SUSPECTS have been taken to court for little more than one in ten of the house burglaries reported in Barnsley over the last five years, the Chronicle can reveal.

And numbers charged or summonsed with offences - meaning they will end up in court - have been in decline during the last few years as the police service has had to deal with government-imposed cuts which have left front line services stretched.

The figures have been obtained as the South Yorkshire force has also begun to wrestle with a sharp increase in reported burglaries in the Barnsley area.

By the end of October there had been 1,165 reports of domestic burglaries, meaning a total of around 1,400 for the full year if that trend has continued, compared to 608 incidents last year.

But numbers of suspects going to court is still down on five years ago when the number of burglaries reported was around half the current figure.

Numbers being charged are up on last year, however, when only 29 people were sent to court following investigations.

Over the last five years, somewhere between 12 and 13 per cent of investigations have ended in court.

Coun Dave Griffin represents the Penistone West ward on Barnsley Council and has campaigned against police cuts in that area, which has seen a recent surge in crimes.

He said: “Residents require an effective way to contact police - the 101 system needs to be sound - and they need to feel burglars are going to get caught and taken through the court system.

“This evidence appears to show only a small minority end up that way.”

Not all investigations brought to a resolution end up with a suspect facing magistrates or a judge, however, and while so far this year 64 people have been sent to court, almost as many again have had investigations against them terminated as a result of ‘evidential difficulties’ identified either by police themselves or prosecutors who would have to make a case in court.

A handful of cases have seen offenders given cautions or being subject to ‘local resolutions’ where both parties in the incident reach an amicable agreement. In some cases, victims have been reluctant to assist police with prosecutions.

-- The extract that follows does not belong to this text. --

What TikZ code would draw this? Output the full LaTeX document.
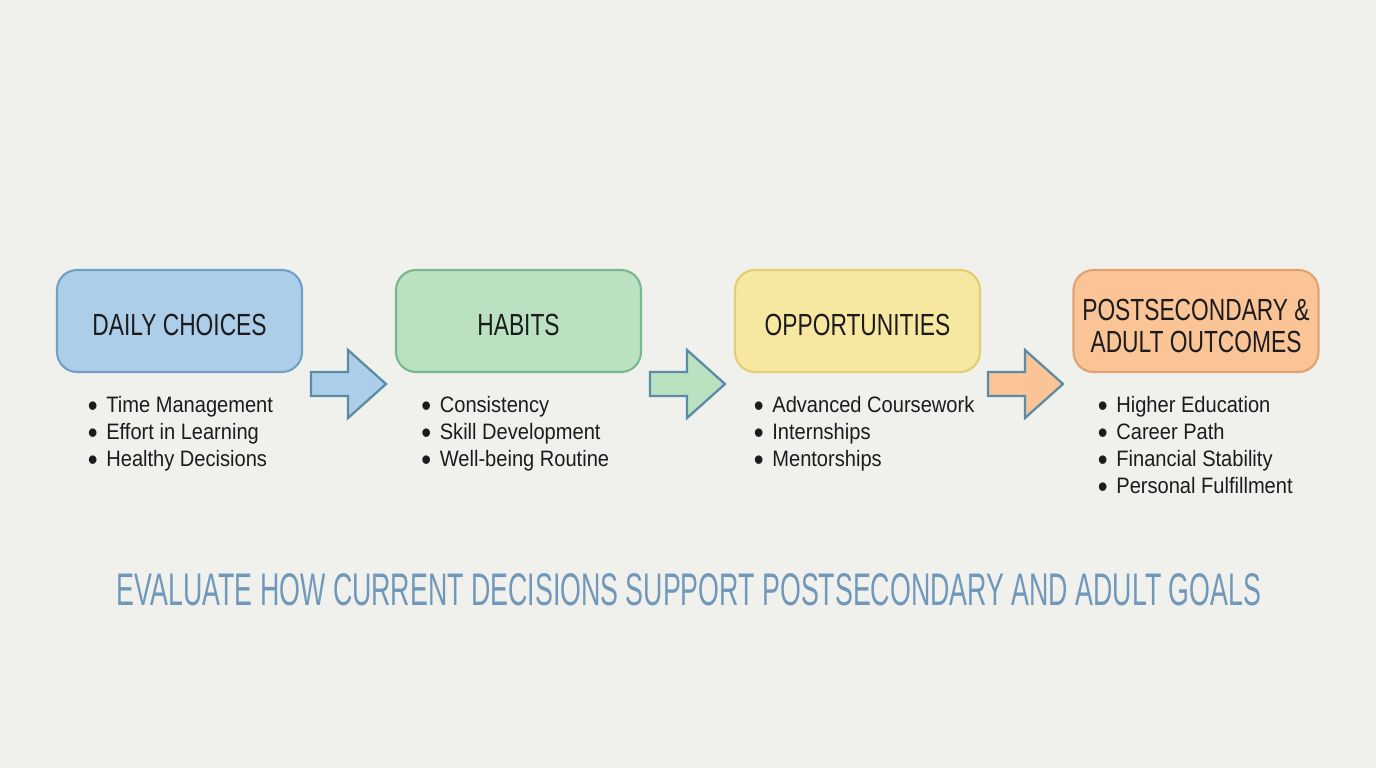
\documentclass[tikz,border=0pt]{standalone}
\usepackage{fontspec}
\setmainfont{Liberation Sans}
\newfontfamily\boxfont{Liberation Sans}[FakeStretch=0.745]
\newfontfamily\listfont{Liberation Sans}[FakeStretch=0.9]
\newfontfamily\titlefont{Liberation Sans}[FakeStretch=0.586]
\definecolor{bg}{RGB}{240,240,236}
\definecolor{txt}{RGB}{28,28,30}
\definecolor{blueF}{RGB}{172,206,232}
\definecolor{blueD}{RGB}{112,160,198}
\definecolor{greenF}{RGB}{186,226,192}
\definecolor{greenD}{RGB}{122,182,142}
\definecolor{yellowF}{RGB}{246,232,160}
\definecolor{yellowD}{RGB}{226,206,112}
\definecolor{orangeF}{RGB}{250,196,150}
\definecolor{orangeD}{RGB}{226,162,112}
\definecolor{arrowD}{RGB}{92,140,165}
\definecolor{titleC}{RGB}{112,152,186}
\newcommand{\bl}[1]{\makebox[0.37cm][l]{\smash{\raisebox{-2.1pt}{\scalebox{1.4}{•}}}}#1}
\newcommand{\upstrut}[1]{\rule{0pt}{#1}}
\begin{document}
\begin{tikzpicture}[x=0.02cm,y=-0.02cm,
  stagebox/.style={draw, line width=1.2pt, rounded corners=0.4cm, minimum width=4.9cm, minimum height=2.04cm, inner sep=0pt, text=txt, font=\boxfont\fontsize{17.4}{18.2}\selectfont, align=center},
  blist/.style={anchor=north west, inner sep=0pt, align=left, text=txt, font=\listfont\fontsize{12.7}{15.4}\selectfont},
  blockarrow/.style={draw=arrowD, line width=1.3pt, line join=miter}
]
\fill[bg] (0,0) rectangle (1376,768);
\useasboundingbox (0,0) rectangle (1376,768);

\node[stagebox, fill=blueF, draw=blueD] (b1) at (179.5,321) {\upstrut{16.1pt}DAILY CHOICES};
\node[stagebox, fill=greenF, draw=greenD] (b2) at (518.5,321) {\upstrut{16.1pt}HABITS};
\node[stagebox, fill=yellowF, draw=yellowD] (b3) at (857.5,321) {\upstrut{16.1pt}OPPORTUNITIES};
\node[stagebox, fill=orangeF, draw=orangeD] (b4) at (1196,321) {\upstrut{18pt}POSTSECONDARY \&\\ADULT OUTCOMES};

\node[blist] (l1) at (87.5,396) {\bl{Time Management}\\\bl{Effort in Learning}\\\bl{Healthy Decisions}};
\node[blist] (l2) at (421,396) {\bl{Consistency}\\\bl{Skill Development}\\\bl{Well-being Routine}};
\node[blist] (l3) at (753.5,396) {\bl{Advanced Coursework}\\\bl{Internships}\\\bl{Mentorships}};
\node[blist] (l4) at (1097.5,396) {\bl{Higher Education}\\\bl{Career Path}\\\bl{Financial Stability}\\\bl{Personal Fulfillment}};

\foreach \dx/\col in {0/blueF, 339/greenF, 677/orangeF}{
  \draw[blockarrow, fill=\col, xshift=\dx*0.02cm] (311,372) -- (348,372) -- (348,350) -- (386,384) -- (348,418) -- (348,396) -- (311,396) -- cycle;
}

\node[text=titleC, font=\titlefont\fontsize{26}{30}\selectfont, inner sep=0pt] (title) at (689,590) {EVALUATE HOW CURRENT DECISIONS SUPPORT POSTSECONDARY AND ADULT GOALS};
\end{tikzpicture}
\end{document}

However that still leaves 947 domestic burglaries from the first ten months of this year which have been categorised as fully investigated with no suspect identified, meaning further police action will only occur if new evidence emerges.

After years of declining patronage, the Neighbourhood Watch organisation has recently seen increased interest from residents wanting to take positive action to guard against criminals targeting their homes.

To the west of Barnsley, where rural communities lost locally based police cover as a result of cuts in 2015 and 2016, there is a widespread belief that burglars have seized the opportunity to attack isolated premises in the knowledge that police are unlikely to be about.

Barnsley also lost its local CID department, meaning the detectives who traditionally investigate burglaries and those responsible for the crimes found themselves working from centralised ‘hubs’.

The way police categorise crimes and the outcomes of their investigations has changed over the last five years, with significant changes since April this year. However, most of the statistics compiled by the force pre-date that era.

No comment was available from South Yorkshire Police about the detection statistics.

***

SOUTH Yorkshire’s police and crime commissioner, Dr Alan Billings, has told councillors who act as a watchdog to his work that he is hopeful the force will get a ‘good’ rating when inspectors visit in 2018.

A report by Her Majesty’s Inspector of Constabulary last year ranked the force as requiring improvement and it has been placed in that category again.

But Dr Billings has told councillors who make up the South Yorkshire Crime and Policing Panel, effectively a watchdog for his office, that he hopes improvements will result in the force getting a rating of ‘good’ next year.

Coun Dave Griffin, who sits on the panel, said the force had made good progress in understanding the demands it faces.

Current Chief Constable Stephen Watson has reversed some decisions taken by his predecessor David Crompton, such as axing neighbourhood policing, which some have blamed for an escalation in problems faced by residents.